- _OBJECTIVE_:
Retype only the lines running from the beginning of the entries below to the line with "const percents = [56, 22, 22];", both included. Do not include pictures.

━━ SUPPLIED INFORMATION ━━

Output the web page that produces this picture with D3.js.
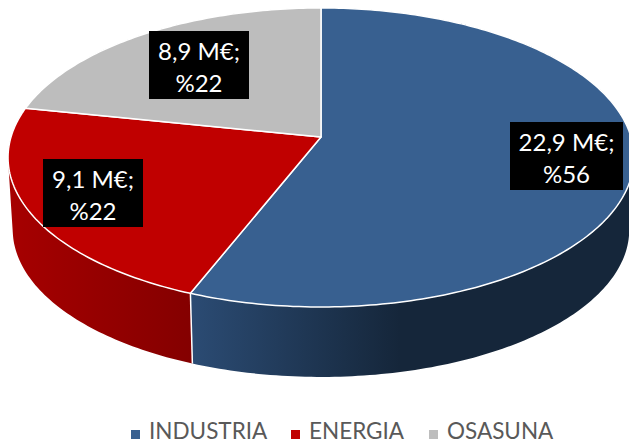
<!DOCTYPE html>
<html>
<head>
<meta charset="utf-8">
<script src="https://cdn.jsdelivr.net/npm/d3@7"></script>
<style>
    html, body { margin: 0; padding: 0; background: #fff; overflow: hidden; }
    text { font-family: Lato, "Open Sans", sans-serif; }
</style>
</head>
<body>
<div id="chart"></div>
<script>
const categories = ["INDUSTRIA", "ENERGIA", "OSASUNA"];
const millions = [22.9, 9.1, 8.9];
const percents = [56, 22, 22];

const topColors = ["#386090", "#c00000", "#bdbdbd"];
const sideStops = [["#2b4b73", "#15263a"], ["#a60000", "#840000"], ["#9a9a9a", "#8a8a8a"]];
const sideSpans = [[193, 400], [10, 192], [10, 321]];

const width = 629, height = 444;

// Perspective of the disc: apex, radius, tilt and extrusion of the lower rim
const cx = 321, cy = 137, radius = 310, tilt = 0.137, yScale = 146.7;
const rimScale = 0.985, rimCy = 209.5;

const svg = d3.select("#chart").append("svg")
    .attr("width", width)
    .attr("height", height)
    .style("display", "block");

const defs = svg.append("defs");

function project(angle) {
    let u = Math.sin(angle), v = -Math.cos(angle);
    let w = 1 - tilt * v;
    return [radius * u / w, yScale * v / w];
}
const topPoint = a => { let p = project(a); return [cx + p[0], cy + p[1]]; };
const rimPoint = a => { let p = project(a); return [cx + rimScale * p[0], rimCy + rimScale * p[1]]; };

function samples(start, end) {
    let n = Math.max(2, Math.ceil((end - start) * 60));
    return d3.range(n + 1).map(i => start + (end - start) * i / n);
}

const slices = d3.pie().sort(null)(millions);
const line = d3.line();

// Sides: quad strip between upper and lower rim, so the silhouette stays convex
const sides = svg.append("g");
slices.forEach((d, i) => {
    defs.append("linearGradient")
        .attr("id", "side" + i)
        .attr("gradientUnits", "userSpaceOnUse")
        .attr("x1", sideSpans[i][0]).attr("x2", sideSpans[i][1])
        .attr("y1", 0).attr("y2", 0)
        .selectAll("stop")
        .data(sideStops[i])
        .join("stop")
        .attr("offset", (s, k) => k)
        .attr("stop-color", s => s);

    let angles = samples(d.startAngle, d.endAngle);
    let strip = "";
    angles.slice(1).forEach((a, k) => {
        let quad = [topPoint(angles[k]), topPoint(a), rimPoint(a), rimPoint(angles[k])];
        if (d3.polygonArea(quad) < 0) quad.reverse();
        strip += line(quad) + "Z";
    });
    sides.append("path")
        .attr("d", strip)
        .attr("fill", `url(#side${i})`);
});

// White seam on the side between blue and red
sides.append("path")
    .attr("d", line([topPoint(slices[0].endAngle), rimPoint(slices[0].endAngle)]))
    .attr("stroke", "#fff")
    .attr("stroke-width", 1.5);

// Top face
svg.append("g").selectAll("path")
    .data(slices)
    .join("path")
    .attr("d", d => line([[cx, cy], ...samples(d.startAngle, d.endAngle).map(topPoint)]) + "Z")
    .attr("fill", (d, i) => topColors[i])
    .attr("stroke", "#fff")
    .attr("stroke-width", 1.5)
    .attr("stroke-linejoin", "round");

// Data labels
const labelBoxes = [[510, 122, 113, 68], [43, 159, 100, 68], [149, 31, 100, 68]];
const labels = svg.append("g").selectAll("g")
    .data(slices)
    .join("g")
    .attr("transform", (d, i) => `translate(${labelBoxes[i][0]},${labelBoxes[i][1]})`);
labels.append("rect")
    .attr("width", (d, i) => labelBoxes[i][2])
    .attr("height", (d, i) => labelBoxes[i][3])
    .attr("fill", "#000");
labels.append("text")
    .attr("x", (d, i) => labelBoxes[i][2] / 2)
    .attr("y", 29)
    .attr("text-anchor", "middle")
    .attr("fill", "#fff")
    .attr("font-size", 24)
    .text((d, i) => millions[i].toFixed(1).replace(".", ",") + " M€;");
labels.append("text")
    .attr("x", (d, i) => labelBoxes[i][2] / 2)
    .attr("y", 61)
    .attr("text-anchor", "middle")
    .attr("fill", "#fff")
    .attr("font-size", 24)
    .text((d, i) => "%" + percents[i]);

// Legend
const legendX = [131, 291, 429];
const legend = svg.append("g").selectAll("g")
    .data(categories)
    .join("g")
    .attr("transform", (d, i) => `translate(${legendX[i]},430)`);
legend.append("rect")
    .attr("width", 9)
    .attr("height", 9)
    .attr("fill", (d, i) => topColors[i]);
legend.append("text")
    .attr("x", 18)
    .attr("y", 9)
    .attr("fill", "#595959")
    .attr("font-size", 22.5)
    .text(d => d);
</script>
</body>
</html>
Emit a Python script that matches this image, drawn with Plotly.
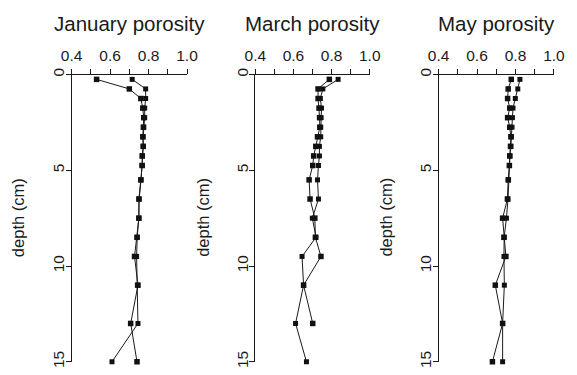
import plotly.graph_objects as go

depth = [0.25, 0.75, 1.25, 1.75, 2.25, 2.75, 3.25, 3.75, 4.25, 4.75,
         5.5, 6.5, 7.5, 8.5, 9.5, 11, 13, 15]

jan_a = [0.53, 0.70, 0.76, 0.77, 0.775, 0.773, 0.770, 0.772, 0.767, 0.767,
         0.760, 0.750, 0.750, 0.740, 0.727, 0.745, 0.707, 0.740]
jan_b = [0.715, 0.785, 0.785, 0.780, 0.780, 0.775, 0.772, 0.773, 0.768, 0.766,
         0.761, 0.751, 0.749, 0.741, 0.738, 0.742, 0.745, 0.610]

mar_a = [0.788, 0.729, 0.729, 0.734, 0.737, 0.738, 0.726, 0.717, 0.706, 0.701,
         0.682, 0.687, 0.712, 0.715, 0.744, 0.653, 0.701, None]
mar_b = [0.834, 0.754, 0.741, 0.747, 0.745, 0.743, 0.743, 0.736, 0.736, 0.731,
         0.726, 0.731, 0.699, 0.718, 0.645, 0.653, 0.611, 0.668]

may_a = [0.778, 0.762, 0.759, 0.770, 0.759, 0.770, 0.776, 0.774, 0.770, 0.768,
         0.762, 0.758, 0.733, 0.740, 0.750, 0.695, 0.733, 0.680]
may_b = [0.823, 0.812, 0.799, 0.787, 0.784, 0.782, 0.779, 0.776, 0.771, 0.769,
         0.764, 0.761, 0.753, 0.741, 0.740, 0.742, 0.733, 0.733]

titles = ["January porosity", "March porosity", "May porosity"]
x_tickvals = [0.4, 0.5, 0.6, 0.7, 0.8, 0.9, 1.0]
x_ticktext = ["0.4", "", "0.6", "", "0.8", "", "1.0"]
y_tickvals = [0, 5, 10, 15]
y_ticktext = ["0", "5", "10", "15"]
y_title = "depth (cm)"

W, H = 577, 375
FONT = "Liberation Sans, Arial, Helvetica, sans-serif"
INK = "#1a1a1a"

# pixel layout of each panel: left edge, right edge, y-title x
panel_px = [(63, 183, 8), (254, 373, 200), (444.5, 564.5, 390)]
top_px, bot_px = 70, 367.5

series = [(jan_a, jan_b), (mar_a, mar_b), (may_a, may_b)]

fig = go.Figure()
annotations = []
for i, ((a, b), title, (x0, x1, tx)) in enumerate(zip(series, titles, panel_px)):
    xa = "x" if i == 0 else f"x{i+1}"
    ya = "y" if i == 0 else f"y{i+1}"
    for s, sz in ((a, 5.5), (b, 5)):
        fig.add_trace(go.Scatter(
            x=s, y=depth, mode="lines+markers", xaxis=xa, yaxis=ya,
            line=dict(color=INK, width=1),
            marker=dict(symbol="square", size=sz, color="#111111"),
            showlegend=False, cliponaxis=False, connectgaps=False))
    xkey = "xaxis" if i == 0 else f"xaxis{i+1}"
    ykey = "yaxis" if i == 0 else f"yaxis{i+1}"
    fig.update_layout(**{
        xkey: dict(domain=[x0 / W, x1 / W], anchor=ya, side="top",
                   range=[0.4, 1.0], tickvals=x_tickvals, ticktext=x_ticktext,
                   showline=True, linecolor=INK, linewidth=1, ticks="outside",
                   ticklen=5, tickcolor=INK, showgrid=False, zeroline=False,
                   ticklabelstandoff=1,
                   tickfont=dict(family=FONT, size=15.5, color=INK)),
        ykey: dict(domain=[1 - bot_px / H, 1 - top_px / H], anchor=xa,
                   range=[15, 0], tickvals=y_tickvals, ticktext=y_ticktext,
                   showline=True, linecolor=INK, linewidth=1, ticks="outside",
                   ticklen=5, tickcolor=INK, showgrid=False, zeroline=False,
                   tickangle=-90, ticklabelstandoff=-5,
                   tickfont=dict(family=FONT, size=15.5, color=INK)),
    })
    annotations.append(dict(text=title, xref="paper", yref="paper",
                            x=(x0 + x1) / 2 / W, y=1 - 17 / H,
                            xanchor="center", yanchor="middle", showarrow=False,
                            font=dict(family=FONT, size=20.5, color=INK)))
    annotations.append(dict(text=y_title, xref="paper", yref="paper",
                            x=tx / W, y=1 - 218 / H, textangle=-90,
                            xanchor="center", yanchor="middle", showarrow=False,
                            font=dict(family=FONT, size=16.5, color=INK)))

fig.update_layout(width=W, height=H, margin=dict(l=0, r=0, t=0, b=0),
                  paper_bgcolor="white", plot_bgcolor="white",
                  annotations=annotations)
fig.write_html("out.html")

━━━

- _OUTPUT FOR THIS EXERCISE_:
Output the web page that produces this picture with D3.js.
<!DOCTYPE html>
<html>
<head>
<meta charset="utf-8">
<script src="https://cdn.jsdelivr.net/npm/d3@7"></script>
<style>
    html, body { margin: 0; padding: 0; background: #fff; overflow: hidden; }
    text { font-family: Lato, "Open Sans", sans-serif; }
</style>
</head>
<body>
<div id="chart"></div>
<script>
const categories = ["INDUSTRIA", "ENERGIA", "OSASUNA"];
const millions = [22.9, 9.1, 8.9];
const percents = [56, 22, 22];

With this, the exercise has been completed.